In questi anni, Bossi, “ministro per le riforme”, non ha fatto niente per riformare l’Italia. Anzi, è stato uno dei pochi alleati di Berlusconi ha accettato le più grandi porcherie del Cavaliere: le decine di leggi ad personam mentre il federalismo rimaneva lettera morta. È stata la Lega – nella persona di Roberto Calderoli, uno dei nuovi triumviri della Lega Nord – a dare al paese la sua peggiore legge elettorale, quella che il suo stesso creatore ha definito “una porcata”. Una legge totalmente partitica che toglieva all’elettore la capacità di scegliere i propri rappresentanti, dando poteri quasi assoluti ai segretari di partito.

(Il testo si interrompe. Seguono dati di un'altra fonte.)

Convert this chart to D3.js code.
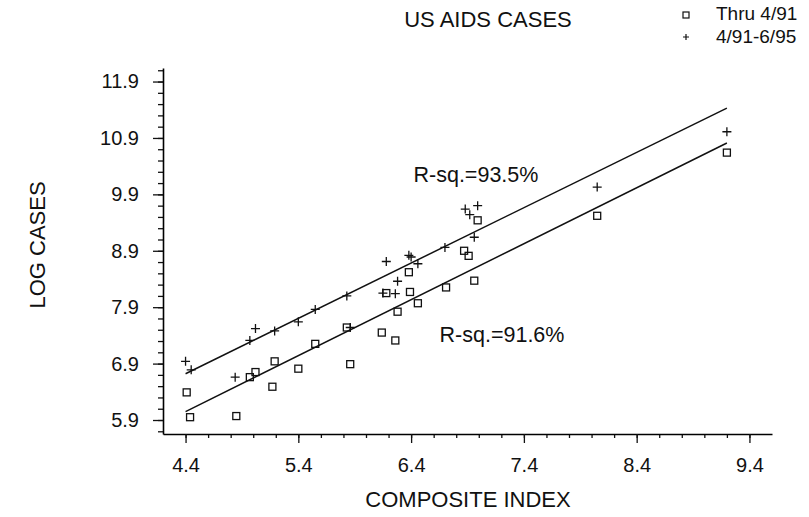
<!DOCTYPE html>
<html lang="en">
<head>
<meta charset="UTF-8">
<title>US AIDS Cases</title>
<script src="https://d3js.org/d3.v7.min.js"></script>
<style>
  body { margin: 0; background: #fff; }
  svg text { font-family: "Liberation Sans", Arial, Helvetica, sans-serif; fill: #111; }
</style>
</head>
<body>
<div id="chart"></div>
<script>
// composite index (x) and log cases (y)
const thruX = [4.41, 4.44, 4.85, 4.97, 5.02, 5.19, 5.17, 5.40, 5.55, 5.83, 5.86, 6.14, 6.26,
               6.18, 6.28, 6.38, 6.39, 6.46, 6.87, 6.91, 6.99, 6.96, 6.71, 8.05, 9.20];
const thruY = [6.39, 5.95, 5.97, 6.66, 6.75, 6.94, 6.49, 6.81, 7.25, 7.54, 6.89, 7.45, 7.31,
               8.15, 7.82, 8.52, 8.17, 7.97, 8.90, 8.81, 9.44, 8.37, 8.25, 9.52, 10.64];

const laterX = [4.40, 4.45, 4.84, 4.97, 5.02, 5.19, 5.40, 5.55, 5.83, 5.86, 6.15, 6.26,
                6.18, 6.28, 6.38, 6.40, 6.46, 6.70, 6.88, 6.92, 6.99, 6.96, 8.05, 9.20];
const laterY = [6.94, 6.79, 6.66, 7.31, 7.52, 7.48, 7.64, 7.86, 8.10, 7.54, 8.15, 8.14,
                8.71, 8.36, 8.82, 8.79, 8.67, 8.96, 9.64, 9.54, 9.70, 9.14, 10.03, 11.01];

// fitted lines (endpoints)
const fitX = [4.4, 9.2];
const fitLaterY = [6.72, 11.43];
const fitThruY = [6.05, 10.81];

const xTicks = [4.4, 5.4, 6.4, 7.4, 8.4, 9.4];
const yTicks = [5.9, 6.9, 7.9, 8.9, 9.9, 10.9, 11.9];
const rsqLabels = ["R-sq.=93.5%", "R-sq.=91.6%"];
const seriesNames = ["Thru 4/91", "4/91-6/95"];

const W = 809, H = 517;
const svg = d3.select("#chart").append("svg")
    .attr("width", W).attr("height", H);

const x = d3.scaleLinear().domain([4.2, 9.6]).range([163, 772]);
const y = d3.scaleLinear().domain([5.652, 12.14]).range([434, 68]);

const minorX = d3.range(4.4, 9.5, 0.2).map(v => +v.toFixed(1));
const minorY = d3.range(5.7, 12.15, 0.2).map(v => +v.toFixed(1));

// minor ticks
svg.append("g")
    .attr("transform", `translate(0,${y.range()[0]})`)
    .call(d3.axisBottom(x).tickValues(minorX).tickSize(4).tickSizeOuter(0).tickFormat(""))
    .call(g => g.select(".domain").remove());
svg.append("g")
    .attr("transform", `translate(${x.range()[0]},0)`)
    .call(d3.axisLeft(y).tickValues(minorY).tickSize(5).tickSizeOuter(0).tickFormat(""))
    .call(g => g.select(".domain").remove());

// major ticks + labels
const xAxis = svg.append("g")
    .attr("transform", `translate(0,${y.range()[0]})`)
    .call(d3.axisBottom(x).tickValues(xTicks).tickSize(9).tickSizeOuter(0).tickPadding(15)
        .tickFormat(d3.format(".1f")));
const yAxis = svg.append("g")
    .attr("transform", `translate(${x.range()[0]},0)`)
    .call(d3.axisLeft(y).tickValues(yTicks).tickSize(10).tickSizeOuter(0).tickPadding(14)
        .tickFormat(d3.format(".1f")));

[xAxis, yAxis].forEach(g => {
    g.select(".domain").attr("stroke-width", 1.6);
    g.selectAll("text").style("font-size", "20px").attr("fill", "#111");
});
svg.selectAll(".tick line").attr("stroke", "#111").attr("stroke-width", 1.3);

// fit lines
const line = d3.line().x(d => x(d[0])).y(d => y(d[1]));
[fitLaterY, fitThruY].forEach(fy => {
    svg.append("path")
        .datum(fitX.map((v, i) => [v, fy[i]]))
        .attr("d", line)
        .attr("fill", "none")
        .attr("stroke", "#111")
        .attr("stroke-width", 1.5);
});

// squares
svg.append("g").selectAll("rect")
    .data(thruX.map((v, i) => [v, thruY[i]]))
    .enter().append("rect")
    .attr("x", d => x(d[0]) - 3.5)
    .attr("y", d => y(d[1]) - 3.5)
    .attr("width", 7).attr("height", 7)
    .attr("fill", "none").attr("stroke", "#111").attr("stroke-width", 1.3);

// pluses
const plus = "M-4.5,0H4.5M0,-4.5V4.5";
svg.append("g").selectAll("path")
    .data(laterX.map((v, i) => [v, laterY[i]]))
    .enter().append("path")
    .attr("transform", d => `translate(${x(d[0])},${y(d[1])})`)
    .attr("d", plus)
    .attr("stroke", "#111").attr("stroke-width", 1.3);

// R-sq labels
svg.append("text").attr("x", x(6.975)).attr("y", y(10.12))
    .attr("text-anchor", "middle").style("font-size", "21.5px").text(rsqLabels[0]);
svg.append("text").attr("x", x(7.206)).attr("y", y(7.28))
    .attr("text-anchor", "middle").style("font-size", "21.5px").text(rsqLabels[1]);

// titles
svg.append("text").attr("x", 488).attr("y", 27)
    .attr("text-anchor", "middle").style("font-size", "22px").text("US AIDS CASES");
svg.append("text").attr("x", 468).attr("y", 507)
    .attr("text-anchor", "middle").style("font-size", "22px").text("COMPOSITE INDEX");
svg.append("text")
    .attr("transform", "translate(45,245) rotate(-90)")
    .attr("text-anchor", "middle").style("font-size", "22px").text("LOG CASES");

// legend
const lg = svg.append("g");
lg.append("rect").attr("x", 683).attr("y", 12).attr("width", 6).attr("height", 6)
    .attr("fill", "none").attr("stroke", "#111").attr("stroke-width", 1.2);
lg.append("path").attr("transform", "translate(686,37)").attr("d", "M-3,0H3M0,-3V3")
    .attr("stroke", "#111").attr("stroke-width", 1.2);
lg.append("text").attr("x", 716).attr("y", 20).style("font-size", "19px").text(seriesNames[0]);
lg.append("text").attr("x", 716).attr("y", 43).style("font-size", "19px").text(seriesNames[1]);
</script>
</body>
</html>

L’ipocrisia e la bancarotta ideale e politica di Bossi era evidente da anni ma lui, a differenza di Berlusconi, fino ad ora non ha dovuto mai pagare un vero prezzo politico. Anche se la folla leghista ancora lo osanna, forse la feccia che sta salendo dal pozzo cambierà il quadro. Bossi dimostra di non aver capito niente: copre di insulti e minacce i giornalisti che gli fanno domande legittime sui soldi scomparsi dalle casse della Lega. Ma ormai Bossi sembra a quasi tutti, come è sembrato a noi da un pezzo, solo un povero pagliaccio e un cialtrone.